Waiting for Godot- An Analysis

 

Although Beckett’s existentialist play ‘Waiting for Godot’ (1952) superficially appears to lack plot and therefore perhaps purpose, it is in fact challenging and thought provoking, encouraging the audience to question the purpose of struggle and perhaps existence. Various political and religious interpretations of this seemingly bleak and desolate play indicate the importance of the individual in interpreting this complex play.
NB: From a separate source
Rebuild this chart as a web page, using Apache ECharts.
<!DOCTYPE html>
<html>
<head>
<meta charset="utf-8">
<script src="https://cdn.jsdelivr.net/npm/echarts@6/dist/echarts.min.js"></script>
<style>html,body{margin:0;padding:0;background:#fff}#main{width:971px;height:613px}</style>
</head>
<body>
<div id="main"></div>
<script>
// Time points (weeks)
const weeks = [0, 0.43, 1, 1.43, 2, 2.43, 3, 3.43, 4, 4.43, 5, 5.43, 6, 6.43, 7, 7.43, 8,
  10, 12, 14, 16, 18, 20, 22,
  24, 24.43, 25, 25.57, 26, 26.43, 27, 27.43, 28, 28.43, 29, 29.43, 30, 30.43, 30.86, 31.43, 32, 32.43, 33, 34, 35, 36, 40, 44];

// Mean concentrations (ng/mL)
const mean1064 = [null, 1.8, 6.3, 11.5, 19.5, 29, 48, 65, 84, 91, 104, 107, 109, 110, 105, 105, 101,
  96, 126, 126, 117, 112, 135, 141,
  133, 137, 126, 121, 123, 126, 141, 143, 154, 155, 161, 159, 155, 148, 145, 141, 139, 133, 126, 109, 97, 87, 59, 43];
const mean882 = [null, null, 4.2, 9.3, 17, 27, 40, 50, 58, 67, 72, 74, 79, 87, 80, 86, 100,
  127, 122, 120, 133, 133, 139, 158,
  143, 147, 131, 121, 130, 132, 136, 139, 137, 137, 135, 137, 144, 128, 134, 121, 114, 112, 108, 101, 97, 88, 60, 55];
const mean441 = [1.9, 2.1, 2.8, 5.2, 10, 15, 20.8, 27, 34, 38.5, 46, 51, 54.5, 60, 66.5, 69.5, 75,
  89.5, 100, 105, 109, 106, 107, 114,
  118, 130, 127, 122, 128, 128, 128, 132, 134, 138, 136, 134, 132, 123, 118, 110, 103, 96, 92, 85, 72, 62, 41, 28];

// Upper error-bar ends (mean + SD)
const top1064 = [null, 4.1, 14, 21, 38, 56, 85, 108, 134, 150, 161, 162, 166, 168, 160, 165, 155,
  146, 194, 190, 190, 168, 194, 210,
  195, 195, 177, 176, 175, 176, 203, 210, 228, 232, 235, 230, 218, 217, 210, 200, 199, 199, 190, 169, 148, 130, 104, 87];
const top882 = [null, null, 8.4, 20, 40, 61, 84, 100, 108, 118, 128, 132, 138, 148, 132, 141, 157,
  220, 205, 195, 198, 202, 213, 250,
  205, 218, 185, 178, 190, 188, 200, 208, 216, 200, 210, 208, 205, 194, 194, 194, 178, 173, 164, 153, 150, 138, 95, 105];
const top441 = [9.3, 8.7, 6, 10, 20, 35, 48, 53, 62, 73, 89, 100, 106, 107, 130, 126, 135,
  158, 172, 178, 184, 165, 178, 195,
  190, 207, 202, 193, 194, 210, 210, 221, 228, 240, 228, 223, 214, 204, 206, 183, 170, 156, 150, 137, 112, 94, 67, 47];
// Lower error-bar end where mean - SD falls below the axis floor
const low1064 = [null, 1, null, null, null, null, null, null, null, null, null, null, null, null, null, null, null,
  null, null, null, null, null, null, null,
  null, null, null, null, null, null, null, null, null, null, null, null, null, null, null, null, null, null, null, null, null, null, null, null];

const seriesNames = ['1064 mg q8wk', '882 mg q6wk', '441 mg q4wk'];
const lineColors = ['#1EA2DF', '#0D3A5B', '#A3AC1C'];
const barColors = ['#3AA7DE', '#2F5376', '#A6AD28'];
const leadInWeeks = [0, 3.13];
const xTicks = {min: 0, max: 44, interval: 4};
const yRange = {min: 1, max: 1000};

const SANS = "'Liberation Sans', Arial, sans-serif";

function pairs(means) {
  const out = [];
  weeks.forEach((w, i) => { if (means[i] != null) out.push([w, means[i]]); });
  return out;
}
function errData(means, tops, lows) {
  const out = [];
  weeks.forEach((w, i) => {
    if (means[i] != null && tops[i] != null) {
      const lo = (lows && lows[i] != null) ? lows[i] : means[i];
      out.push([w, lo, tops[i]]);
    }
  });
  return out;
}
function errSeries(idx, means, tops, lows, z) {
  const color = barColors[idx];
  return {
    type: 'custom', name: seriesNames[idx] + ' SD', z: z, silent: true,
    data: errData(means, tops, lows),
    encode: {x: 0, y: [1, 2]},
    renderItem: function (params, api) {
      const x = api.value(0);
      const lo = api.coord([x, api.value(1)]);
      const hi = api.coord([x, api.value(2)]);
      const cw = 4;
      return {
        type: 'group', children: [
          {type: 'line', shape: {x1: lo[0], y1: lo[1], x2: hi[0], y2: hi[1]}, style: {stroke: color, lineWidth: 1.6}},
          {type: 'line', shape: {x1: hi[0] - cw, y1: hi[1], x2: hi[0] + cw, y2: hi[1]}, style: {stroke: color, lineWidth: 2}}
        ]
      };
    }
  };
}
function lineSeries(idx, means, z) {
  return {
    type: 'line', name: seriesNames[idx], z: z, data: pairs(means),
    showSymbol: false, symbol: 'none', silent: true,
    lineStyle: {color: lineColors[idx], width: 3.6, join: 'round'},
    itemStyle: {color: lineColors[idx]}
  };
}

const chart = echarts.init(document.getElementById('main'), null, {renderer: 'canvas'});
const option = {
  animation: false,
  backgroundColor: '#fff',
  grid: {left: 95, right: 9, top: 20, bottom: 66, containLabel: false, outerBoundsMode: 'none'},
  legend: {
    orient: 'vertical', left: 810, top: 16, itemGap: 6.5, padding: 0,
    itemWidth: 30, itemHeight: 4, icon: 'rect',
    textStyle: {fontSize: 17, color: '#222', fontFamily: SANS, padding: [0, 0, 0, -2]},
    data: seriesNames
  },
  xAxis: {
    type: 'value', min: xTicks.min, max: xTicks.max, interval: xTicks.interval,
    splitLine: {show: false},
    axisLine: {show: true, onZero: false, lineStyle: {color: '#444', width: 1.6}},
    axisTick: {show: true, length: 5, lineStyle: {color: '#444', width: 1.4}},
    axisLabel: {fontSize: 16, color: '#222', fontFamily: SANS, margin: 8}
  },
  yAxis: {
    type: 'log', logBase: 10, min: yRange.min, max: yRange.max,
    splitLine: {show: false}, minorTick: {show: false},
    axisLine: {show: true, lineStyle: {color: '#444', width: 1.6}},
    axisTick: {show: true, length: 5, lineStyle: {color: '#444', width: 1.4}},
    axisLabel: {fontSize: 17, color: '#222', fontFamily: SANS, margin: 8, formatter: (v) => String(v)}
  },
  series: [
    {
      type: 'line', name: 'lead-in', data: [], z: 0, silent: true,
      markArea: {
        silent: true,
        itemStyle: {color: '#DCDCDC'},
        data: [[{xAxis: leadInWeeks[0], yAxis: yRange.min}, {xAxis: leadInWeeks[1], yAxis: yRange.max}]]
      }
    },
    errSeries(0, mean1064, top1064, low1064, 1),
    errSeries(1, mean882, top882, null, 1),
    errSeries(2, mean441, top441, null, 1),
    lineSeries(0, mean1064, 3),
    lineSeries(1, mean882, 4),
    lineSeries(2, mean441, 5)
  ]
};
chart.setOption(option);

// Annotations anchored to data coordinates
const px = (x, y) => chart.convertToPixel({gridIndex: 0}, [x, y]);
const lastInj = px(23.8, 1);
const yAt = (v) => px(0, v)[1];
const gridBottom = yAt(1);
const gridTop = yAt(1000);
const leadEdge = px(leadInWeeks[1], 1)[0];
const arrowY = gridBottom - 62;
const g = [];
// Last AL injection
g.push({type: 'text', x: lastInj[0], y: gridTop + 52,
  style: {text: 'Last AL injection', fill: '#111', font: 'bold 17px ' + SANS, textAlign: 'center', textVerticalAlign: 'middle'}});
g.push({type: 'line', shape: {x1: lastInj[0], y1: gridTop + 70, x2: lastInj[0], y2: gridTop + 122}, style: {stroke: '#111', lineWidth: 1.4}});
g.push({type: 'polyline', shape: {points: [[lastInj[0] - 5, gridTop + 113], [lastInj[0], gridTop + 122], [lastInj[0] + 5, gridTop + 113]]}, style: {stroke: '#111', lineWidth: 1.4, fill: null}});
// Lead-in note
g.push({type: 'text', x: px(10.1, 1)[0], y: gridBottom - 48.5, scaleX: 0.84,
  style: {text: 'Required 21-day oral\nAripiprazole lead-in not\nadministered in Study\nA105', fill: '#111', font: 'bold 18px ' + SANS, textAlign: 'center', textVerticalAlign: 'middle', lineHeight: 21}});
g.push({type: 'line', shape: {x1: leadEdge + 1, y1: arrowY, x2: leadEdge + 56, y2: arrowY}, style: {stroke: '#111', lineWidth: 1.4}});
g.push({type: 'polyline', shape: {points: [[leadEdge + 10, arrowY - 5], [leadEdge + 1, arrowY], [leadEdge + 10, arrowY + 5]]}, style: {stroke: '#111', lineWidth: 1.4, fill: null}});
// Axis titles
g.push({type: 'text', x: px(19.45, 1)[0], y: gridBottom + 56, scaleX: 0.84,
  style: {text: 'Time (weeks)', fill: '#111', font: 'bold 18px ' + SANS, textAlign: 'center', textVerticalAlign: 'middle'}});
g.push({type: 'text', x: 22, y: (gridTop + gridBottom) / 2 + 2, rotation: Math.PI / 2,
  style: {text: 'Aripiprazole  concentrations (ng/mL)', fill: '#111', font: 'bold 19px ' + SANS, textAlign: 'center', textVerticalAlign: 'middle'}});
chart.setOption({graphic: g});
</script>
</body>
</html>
In my opinion the play’s main theme is the juxtaposition between the acceptance of the seemingly hopeless struggle of existence, ‘Nothing can be done…One is what one is…No use wriggling…the essential doesn’t change’[1]; and the quest for hope represented in the quest to wait for Godot, ‘What do we do now that we're happy . . . go on waiting’. The message of the play is that 'there are no answers, and even the questions are pointless'

 

Act one is spent with the two tramps Estragon and Vladimir ruminating, and waiting, for the appearance of Godot, this mysterious person who seems to encapsulate their quest for the meaning of their lives;

ESTRAGON: He should be here.

 

VLADIMIR: He didn't say for sure he'd come.

 

ESTRAGON: And if he doesn't come?

 

VLADIMIR: We'll come back tomorrow.

 

ESTRAGON: And then the day after tomorrow.

 

VLADIMIR: Possibly.

 

ESTRAGON: And so on.

 

VLADIMIR: The point is—

 

ESTRAGON: Until he comes.

 

VLADIMIR: You're merciless.

 

 

Then the action changes slightly when two new characters arrive, Pozzo a fearful master and Lucky his servant who he treats like an animal,

 

POZZO:

You're being spoken to, pig! Reply! (To Estragon.) Try him again.

 

Lucky who is treated as a subhuman savage then, towards the end of Act one recites a lyrical, absurd monologue with no punctuation and a nonsensical content;

 

LUCKY:

Given the existence as uttered forth in the public works of Puncher and Wattmann of a personal God quaquaquaqua with white beard quaquaquaqua outside time without extension who from the heights of divine apathia divine athambia divine aphasia loves us dearly with some exceptions for reasons unknown but time will tell and suffers like the divine Miranda with those who for reasons unknown but time will tell are plunged in torment plunged in fire….

 

This shocks us, but at the same time ultimately has no meaning, similar to the play. The play does not seem to want to instruct, it does not teach us anything, it entertains but is thought provoking rather than humourous or dramatic. A play about waiting for something unknown is challenging and intriguing, so perhaps it is not necessary to know its true purpose.